Analytical assessment of economic effects of artificial intelligence implementation in the banking sector
DOI:
https://doi.org/10.5281/zenodo.20025765Keywords:
digital technologies, financial institutions, economic efficiency, process automation, credit risk, data analytics, productivity, financial innovation.Abstract
The digitalization of the financial sector is accompanied by the active implementation of intelligent data-processing algorithms that transform approaches to managing banking processes and pricing financial services. Increased competition and growing requirements for operational efficiency necessitate the quantitative assessment of the economic outcomes of intelligent systems in banking activities. The aim of the study is to identify and systematize the economic effects of artificial intelligence technologies in the banking sector, focusing on their impact on costs, revenues, risks, and efficiency. Methods. The study applies methods of economic analysis, comparison, and generalization of scientific findings, as well as elements of economic and statistical evaluation. A logical-structural framework is used to classify economic effects and group them by impact areas. The analysis covers the application of intelligent systems in lending, risk management, customer service, and internal banking operations. Results. The findings indicate that the use of intelligent algorithms reduces operational costs by automating routine processes, improves the accuracy of creditworthiness assessments, and decreases default rates. An increase in revenues for banking institutions has been identified, driven by the personalization of financial products and improvements in customer experience. Increased labor productivity is substantiated through reduced transaction processing time and faster decision-making.

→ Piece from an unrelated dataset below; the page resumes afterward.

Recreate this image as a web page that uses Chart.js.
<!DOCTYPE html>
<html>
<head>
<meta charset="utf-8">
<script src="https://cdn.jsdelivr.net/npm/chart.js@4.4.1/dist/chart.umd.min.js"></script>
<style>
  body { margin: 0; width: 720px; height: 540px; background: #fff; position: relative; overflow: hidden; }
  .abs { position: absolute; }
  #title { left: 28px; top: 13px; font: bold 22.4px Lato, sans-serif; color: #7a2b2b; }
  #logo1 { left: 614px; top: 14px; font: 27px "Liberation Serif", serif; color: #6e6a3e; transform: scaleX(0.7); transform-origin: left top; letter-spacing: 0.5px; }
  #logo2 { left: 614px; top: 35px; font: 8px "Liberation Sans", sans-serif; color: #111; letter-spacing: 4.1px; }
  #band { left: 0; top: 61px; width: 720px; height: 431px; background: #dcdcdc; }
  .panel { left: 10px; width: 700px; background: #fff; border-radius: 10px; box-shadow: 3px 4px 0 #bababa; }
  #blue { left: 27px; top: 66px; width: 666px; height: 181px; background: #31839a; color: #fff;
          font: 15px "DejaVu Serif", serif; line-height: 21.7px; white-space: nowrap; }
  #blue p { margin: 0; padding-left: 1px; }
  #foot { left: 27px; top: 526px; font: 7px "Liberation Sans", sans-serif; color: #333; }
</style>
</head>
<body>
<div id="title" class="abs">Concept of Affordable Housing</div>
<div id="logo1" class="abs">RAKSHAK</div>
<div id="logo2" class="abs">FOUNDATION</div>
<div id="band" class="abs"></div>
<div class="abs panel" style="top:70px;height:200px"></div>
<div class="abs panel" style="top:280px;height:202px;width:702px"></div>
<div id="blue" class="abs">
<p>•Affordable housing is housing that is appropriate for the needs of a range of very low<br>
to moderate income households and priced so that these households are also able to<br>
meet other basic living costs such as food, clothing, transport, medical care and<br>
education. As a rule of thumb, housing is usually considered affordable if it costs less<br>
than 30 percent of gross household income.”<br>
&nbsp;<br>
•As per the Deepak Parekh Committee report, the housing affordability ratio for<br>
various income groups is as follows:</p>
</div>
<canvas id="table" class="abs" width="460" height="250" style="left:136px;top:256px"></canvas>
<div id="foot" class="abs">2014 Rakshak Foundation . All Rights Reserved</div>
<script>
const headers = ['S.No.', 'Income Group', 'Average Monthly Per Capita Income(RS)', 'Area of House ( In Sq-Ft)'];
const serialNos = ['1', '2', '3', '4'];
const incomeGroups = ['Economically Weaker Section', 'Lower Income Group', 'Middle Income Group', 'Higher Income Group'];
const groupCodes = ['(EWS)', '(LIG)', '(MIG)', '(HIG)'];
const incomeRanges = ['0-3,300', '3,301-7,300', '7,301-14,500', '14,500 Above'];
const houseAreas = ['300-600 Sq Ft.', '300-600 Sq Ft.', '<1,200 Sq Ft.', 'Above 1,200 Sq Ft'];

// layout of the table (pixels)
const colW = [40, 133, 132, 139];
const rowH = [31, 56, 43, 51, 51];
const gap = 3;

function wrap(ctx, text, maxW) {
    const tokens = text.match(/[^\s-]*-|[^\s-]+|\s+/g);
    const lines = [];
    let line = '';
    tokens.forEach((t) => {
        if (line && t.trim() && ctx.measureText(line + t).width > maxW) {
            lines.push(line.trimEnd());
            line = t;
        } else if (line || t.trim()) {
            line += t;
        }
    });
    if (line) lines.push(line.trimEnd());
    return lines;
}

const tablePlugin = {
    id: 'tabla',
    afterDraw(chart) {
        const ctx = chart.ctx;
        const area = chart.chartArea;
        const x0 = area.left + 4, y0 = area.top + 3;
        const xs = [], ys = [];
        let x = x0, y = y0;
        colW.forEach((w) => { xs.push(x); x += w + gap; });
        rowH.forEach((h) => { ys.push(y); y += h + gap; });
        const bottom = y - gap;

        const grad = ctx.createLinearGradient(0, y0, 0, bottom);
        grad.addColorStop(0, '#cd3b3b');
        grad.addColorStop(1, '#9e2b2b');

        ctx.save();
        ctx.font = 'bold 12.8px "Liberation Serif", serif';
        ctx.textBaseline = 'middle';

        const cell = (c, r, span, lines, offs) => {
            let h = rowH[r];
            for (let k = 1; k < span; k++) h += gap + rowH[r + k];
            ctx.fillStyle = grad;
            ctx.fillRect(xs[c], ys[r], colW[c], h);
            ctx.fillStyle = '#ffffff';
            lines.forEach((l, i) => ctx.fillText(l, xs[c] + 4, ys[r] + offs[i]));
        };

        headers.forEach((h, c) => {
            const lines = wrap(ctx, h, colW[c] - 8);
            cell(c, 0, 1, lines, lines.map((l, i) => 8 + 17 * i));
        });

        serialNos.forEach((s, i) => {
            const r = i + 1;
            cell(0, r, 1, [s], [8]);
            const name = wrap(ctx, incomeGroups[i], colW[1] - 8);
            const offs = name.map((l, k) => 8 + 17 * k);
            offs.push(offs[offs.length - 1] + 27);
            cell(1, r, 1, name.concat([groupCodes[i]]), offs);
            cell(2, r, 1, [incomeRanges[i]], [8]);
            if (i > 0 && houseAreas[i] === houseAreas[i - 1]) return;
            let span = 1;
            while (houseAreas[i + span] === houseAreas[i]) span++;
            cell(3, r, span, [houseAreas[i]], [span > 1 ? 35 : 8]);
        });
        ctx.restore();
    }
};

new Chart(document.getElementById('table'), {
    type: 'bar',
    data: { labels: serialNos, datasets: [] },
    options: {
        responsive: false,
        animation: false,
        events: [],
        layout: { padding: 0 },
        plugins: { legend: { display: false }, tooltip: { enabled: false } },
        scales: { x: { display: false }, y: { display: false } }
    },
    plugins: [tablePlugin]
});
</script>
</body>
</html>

The implementation of intelligent systems contributes to lowering information asymmetry and increasing transparency of financial operations. At the same time, additional costs related to technology integration, cybersecurity, and infrastructure modernization are identified. Conclusions. The economic effects of artificial intelligence implementation are complex and manifest in improved efficiency, increased profitability, and optimized risk management in banking activities. The results confirm the feasibility of integrating intelligent technologies to enhance the competitiveness of financial institutions. Further research should focus on developing models to quantify the integrated economic impact and on evaluating the long-term consequences of digital transformation in the banking sector.